Problem to solve:
Leave the pictures out and copy exactly the lines from the line containing "Write a Python" to the line containing "from bokeh.resources import INLINE", both lines included.

========

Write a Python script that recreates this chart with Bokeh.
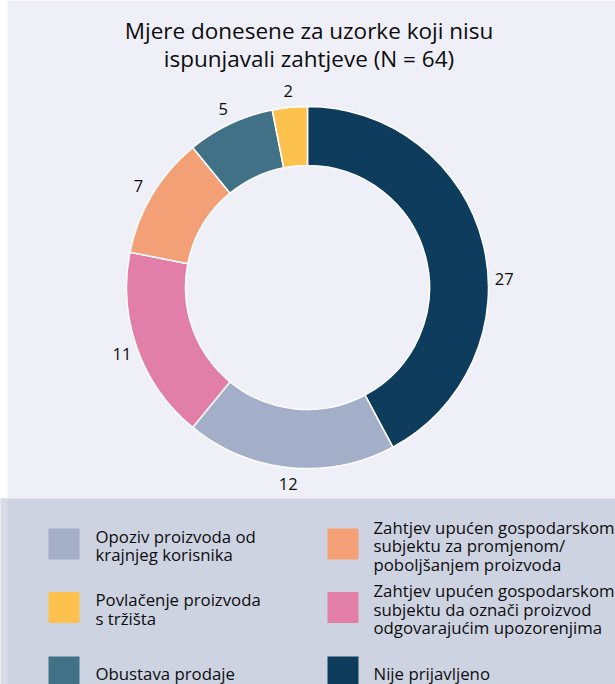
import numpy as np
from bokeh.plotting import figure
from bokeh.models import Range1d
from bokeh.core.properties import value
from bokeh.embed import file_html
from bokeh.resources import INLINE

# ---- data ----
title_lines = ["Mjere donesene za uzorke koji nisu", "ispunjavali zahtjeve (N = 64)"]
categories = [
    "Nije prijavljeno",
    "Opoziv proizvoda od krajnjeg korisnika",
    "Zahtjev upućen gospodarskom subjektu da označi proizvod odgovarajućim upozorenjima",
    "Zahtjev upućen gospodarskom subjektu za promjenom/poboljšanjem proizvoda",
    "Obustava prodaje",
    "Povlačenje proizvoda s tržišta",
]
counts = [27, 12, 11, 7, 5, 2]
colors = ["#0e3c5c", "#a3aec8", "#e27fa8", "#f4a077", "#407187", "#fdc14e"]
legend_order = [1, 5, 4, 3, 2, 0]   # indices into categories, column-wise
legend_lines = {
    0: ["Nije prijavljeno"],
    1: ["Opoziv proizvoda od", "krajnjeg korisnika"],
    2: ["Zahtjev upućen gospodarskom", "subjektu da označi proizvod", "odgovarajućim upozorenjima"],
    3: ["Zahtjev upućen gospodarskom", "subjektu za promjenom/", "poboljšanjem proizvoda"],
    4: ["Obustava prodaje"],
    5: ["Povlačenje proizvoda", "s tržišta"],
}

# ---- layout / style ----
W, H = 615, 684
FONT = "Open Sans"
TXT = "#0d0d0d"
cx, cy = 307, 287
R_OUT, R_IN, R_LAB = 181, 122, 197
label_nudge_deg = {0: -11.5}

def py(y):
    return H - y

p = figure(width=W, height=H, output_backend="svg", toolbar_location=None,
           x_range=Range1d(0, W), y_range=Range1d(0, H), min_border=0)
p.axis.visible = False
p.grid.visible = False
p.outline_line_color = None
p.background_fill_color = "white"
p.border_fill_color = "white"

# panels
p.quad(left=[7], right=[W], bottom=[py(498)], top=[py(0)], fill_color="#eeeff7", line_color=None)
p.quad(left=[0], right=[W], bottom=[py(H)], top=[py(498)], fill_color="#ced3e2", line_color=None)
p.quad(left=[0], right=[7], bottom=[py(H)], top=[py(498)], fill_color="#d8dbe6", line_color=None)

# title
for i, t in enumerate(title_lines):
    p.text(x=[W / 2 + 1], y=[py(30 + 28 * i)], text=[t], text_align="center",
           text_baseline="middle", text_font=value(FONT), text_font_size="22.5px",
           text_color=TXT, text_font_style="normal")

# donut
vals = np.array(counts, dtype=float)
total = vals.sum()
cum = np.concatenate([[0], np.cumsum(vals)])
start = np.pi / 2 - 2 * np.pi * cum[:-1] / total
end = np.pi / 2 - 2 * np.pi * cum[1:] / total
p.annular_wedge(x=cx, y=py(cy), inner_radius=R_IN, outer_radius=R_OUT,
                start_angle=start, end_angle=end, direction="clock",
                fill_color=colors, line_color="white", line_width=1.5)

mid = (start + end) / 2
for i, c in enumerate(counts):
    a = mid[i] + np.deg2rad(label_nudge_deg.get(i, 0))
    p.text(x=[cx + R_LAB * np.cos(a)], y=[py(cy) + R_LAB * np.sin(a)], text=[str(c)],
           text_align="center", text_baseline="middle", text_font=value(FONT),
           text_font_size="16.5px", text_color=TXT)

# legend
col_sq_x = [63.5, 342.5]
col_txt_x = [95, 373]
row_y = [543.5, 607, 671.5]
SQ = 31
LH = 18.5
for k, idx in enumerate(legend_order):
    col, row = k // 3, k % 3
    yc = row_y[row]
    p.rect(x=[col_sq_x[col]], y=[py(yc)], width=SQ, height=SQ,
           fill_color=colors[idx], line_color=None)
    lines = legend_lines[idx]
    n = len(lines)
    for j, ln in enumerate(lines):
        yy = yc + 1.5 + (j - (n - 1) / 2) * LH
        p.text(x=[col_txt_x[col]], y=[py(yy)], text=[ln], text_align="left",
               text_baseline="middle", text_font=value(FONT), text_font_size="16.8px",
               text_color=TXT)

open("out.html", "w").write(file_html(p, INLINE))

========

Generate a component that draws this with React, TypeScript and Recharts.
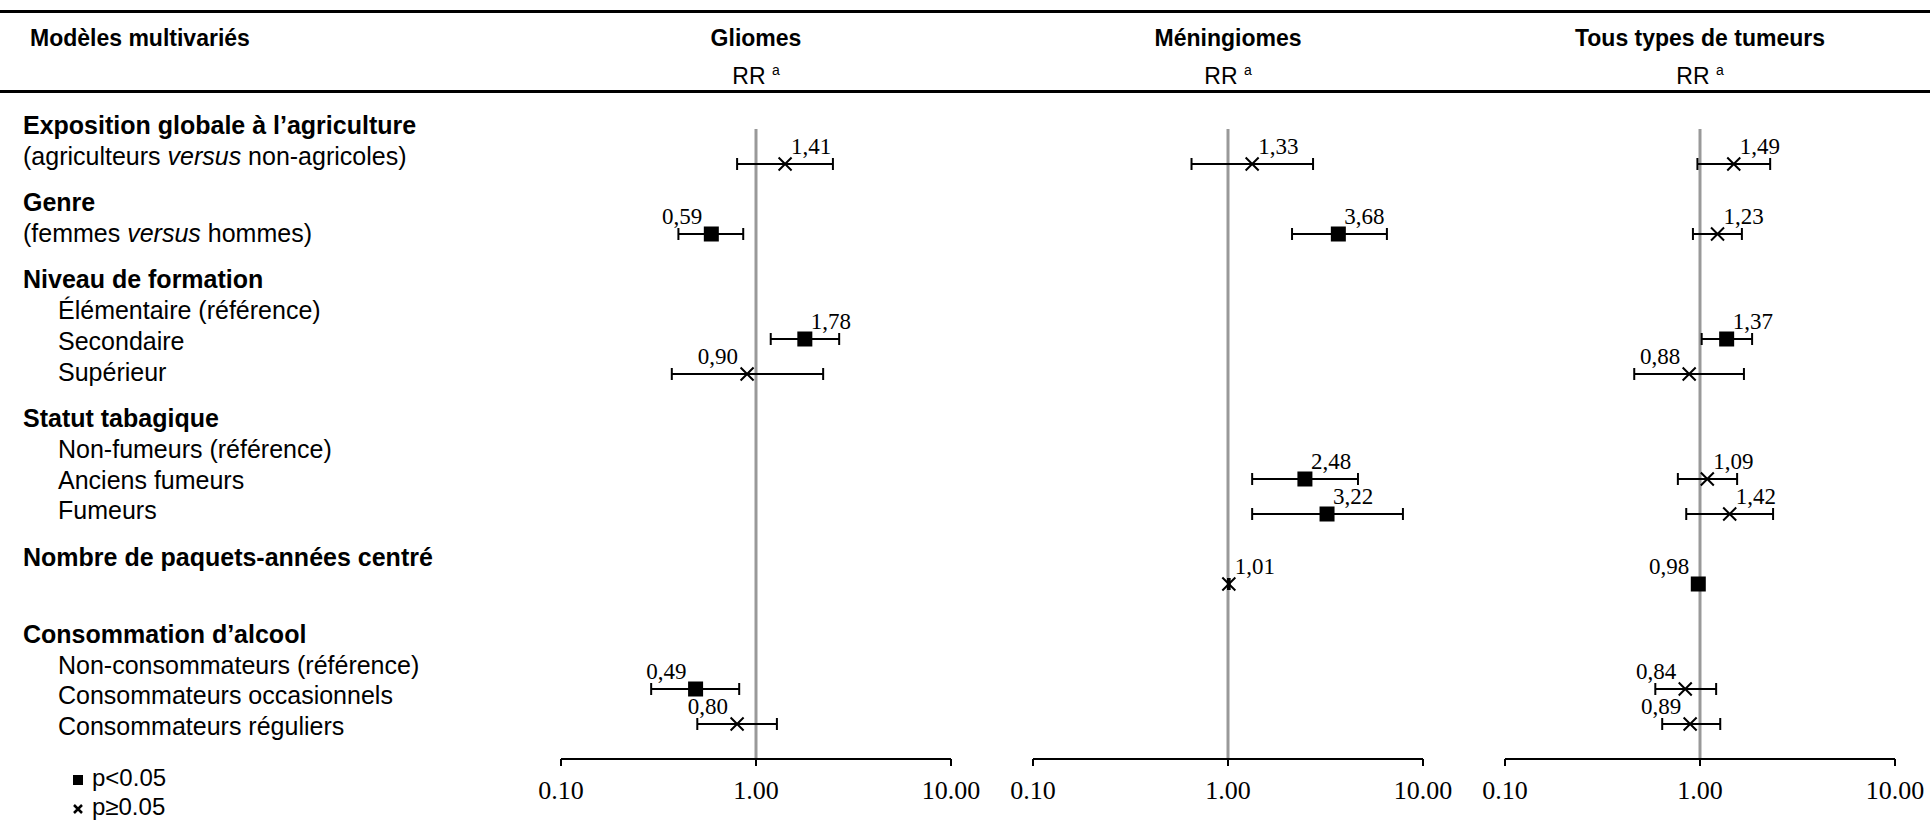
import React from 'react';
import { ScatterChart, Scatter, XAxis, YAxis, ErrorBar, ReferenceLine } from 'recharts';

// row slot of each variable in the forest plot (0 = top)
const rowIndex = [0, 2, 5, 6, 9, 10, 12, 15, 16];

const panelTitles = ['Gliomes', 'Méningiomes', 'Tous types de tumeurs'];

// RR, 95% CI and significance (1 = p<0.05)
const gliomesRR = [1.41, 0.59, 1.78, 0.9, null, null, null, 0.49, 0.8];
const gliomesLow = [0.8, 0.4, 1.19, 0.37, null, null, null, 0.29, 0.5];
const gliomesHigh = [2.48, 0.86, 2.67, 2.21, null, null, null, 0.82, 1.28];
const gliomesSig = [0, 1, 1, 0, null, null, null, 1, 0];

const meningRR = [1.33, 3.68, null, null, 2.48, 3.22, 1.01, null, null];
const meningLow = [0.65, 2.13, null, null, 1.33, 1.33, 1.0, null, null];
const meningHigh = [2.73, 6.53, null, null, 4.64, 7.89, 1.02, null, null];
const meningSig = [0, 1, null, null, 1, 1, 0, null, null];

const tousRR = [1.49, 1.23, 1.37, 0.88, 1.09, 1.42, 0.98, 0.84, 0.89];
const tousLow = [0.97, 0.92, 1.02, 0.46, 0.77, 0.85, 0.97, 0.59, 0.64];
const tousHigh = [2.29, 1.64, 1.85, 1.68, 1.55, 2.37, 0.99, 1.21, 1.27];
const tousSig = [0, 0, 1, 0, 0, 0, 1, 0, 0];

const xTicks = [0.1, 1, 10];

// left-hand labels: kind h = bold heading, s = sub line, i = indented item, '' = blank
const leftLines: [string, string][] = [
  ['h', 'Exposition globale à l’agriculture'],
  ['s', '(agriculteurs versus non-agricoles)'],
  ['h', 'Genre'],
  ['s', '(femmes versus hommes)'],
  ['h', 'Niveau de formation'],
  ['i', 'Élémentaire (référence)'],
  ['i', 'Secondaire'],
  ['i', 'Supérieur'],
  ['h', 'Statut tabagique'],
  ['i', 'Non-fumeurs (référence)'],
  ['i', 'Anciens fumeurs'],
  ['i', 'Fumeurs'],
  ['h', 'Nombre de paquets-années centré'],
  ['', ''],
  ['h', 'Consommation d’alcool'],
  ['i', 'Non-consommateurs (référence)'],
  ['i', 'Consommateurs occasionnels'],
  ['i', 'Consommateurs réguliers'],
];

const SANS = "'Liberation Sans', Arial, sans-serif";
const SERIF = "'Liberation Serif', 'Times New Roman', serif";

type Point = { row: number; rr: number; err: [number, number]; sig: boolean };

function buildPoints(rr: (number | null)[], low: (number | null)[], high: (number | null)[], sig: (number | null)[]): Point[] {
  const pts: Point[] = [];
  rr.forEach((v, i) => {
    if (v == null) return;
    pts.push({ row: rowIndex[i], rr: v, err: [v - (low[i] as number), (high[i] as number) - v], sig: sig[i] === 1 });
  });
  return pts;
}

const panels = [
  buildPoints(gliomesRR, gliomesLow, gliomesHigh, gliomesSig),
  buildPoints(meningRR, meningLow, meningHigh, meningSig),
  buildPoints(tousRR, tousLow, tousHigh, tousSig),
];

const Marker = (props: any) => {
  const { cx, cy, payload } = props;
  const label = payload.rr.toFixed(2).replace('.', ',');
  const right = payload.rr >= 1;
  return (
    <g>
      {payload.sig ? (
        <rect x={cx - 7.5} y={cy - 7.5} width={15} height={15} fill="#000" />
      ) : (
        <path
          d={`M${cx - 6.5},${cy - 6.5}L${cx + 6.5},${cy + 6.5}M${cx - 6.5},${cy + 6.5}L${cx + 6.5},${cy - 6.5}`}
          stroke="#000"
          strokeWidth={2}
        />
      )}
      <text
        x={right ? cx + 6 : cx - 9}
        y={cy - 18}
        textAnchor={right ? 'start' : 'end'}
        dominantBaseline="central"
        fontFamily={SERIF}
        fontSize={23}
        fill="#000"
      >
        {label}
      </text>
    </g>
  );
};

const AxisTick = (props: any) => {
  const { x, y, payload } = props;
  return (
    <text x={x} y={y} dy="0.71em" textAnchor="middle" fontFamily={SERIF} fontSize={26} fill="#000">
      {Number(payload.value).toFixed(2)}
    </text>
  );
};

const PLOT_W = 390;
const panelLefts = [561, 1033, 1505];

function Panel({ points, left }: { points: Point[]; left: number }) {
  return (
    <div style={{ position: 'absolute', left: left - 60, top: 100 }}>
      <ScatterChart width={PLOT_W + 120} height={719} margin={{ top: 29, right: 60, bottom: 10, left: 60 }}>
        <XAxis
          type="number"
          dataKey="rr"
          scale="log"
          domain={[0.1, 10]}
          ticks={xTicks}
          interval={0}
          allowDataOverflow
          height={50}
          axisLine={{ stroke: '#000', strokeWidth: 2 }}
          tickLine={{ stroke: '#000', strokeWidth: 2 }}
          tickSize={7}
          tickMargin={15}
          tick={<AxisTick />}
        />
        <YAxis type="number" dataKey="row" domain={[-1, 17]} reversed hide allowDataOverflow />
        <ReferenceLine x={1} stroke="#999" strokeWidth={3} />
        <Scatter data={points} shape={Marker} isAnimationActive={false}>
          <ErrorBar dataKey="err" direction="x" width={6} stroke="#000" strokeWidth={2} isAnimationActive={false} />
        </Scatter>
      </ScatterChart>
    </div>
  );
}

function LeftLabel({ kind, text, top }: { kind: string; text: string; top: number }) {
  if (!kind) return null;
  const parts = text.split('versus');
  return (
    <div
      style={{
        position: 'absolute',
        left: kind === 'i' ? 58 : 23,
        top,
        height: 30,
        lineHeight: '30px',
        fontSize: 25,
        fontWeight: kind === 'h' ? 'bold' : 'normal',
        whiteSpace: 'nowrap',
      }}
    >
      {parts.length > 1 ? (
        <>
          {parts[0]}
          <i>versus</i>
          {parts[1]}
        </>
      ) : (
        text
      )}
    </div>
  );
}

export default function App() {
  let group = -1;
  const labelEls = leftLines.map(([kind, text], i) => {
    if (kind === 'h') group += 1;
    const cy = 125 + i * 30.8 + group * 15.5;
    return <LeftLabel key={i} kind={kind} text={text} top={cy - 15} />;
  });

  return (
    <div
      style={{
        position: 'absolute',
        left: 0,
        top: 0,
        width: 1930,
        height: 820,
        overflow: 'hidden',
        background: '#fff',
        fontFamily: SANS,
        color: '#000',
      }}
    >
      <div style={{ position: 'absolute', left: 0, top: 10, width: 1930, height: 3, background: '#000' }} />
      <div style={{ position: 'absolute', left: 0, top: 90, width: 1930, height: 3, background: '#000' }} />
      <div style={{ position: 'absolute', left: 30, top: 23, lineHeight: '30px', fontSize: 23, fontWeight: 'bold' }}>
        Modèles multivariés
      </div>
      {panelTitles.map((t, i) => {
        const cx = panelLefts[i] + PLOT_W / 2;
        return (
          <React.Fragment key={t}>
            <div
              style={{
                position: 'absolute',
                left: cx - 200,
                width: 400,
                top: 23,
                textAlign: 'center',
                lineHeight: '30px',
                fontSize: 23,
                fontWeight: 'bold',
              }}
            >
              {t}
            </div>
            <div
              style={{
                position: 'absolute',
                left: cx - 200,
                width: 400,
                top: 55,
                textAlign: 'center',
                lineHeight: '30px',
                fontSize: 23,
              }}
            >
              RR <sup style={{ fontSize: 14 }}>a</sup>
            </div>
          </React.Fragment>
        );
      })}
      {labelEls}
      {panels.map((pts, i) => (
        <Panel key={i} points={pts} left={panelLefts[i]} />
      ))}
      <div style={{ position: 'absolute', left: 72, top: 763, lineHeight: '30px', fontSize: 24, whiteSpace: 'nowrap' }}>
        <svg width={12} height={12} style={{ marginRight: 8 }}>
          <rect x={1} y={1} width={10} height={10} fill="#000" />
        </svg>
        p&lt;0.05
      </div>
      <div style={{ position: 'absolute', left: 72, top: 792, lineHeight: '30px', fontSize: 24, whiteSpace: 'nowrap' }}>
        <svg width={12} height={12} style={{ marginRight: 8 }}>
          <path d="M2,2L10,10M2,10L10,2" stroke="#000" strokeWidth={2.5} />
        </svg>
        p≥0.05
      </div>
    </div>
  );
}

========

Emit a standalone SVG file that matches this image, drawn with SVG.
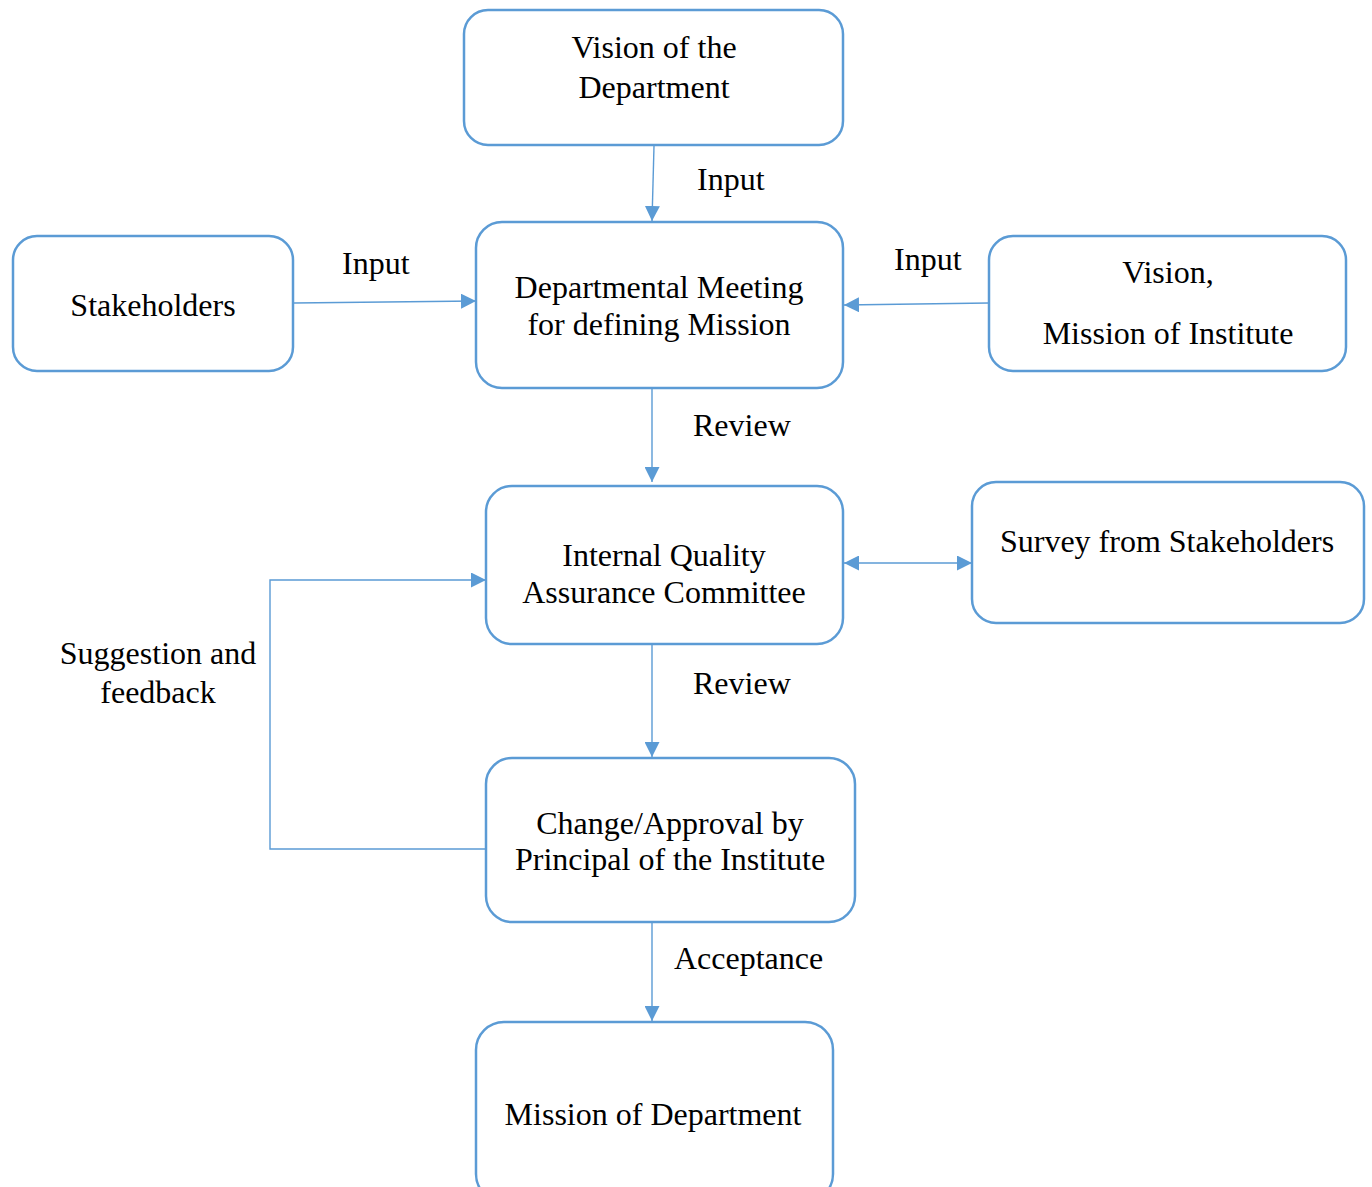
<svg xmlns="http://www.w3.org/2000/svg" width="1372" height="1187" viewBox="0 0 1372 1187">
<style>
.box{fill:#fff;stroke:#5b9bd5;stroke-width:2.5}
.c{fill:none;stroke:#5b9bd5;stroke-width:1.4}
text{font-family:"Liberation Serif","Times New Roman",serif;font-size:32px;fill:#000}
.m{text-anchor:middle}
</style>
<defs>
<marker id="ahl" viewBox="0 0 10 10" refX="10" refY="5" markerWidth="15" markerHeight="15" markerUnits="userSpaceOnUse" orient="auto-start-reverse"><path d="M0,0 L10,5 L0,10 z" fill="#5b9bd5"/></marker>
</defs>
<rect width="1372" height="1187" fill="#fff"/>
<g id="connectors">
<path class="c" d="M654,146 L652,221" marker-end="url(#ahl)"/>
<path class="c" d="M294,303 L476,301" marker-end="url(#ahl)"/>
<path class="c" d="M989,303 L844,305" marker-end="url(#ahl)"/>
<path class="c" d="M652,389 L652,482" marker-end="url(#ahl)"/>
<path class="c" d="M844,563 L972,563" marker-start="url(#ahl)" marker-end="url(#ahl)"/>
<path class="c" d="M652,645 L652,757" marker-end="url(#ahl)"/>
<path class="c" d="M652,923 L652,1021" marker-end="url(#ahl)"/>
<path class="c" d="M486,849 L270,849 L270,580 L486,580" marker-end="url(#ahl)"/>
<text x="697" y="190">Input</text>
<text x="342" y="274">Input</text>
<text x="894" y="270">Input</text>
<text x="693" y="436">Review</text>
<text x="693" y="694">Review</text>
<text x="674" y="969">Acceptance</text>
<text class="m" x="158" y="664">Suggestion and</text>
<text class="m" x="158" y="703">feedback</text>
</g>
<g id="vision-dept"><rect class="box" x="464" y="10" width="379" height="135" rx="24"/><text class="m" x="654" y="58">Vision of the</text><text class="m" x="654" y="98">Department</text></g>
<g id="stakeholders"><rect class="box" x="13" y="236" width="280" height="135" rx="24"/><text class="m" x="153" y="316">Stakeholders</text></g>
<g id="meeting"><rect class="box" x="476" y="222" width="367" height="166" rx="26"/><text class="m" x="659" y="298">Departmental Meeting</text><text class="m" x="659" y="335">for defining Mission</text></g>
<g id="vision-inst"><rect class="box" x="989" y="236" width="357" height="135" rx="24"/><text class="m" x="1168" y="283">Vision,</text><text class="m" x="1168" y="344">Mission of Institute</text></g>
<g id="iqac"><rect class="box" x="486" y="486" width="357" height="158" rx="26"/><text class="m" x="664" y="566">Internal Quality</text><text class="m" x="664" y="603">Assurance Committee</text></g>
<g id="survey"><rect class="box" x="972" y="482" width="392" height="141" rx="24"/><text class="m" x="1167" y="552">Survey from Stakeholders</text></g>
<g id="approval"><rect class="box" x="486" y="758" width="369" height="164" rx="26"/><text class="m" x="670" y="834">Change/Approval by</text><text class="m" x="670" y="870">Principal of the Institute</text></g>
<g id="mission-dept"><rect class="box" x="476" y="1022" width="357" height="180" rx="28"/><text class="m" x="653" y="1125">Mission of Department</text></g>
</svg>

========

Answer to this task:
Write a Python script that recreates this chart with Bokeh.
import numpy as np
from bokeh.plotting import figure
from bokeh.models import Range1d
from bokeh.core.properties import value
from bokeh.embed import file_html
from bokeh.resources import INLINE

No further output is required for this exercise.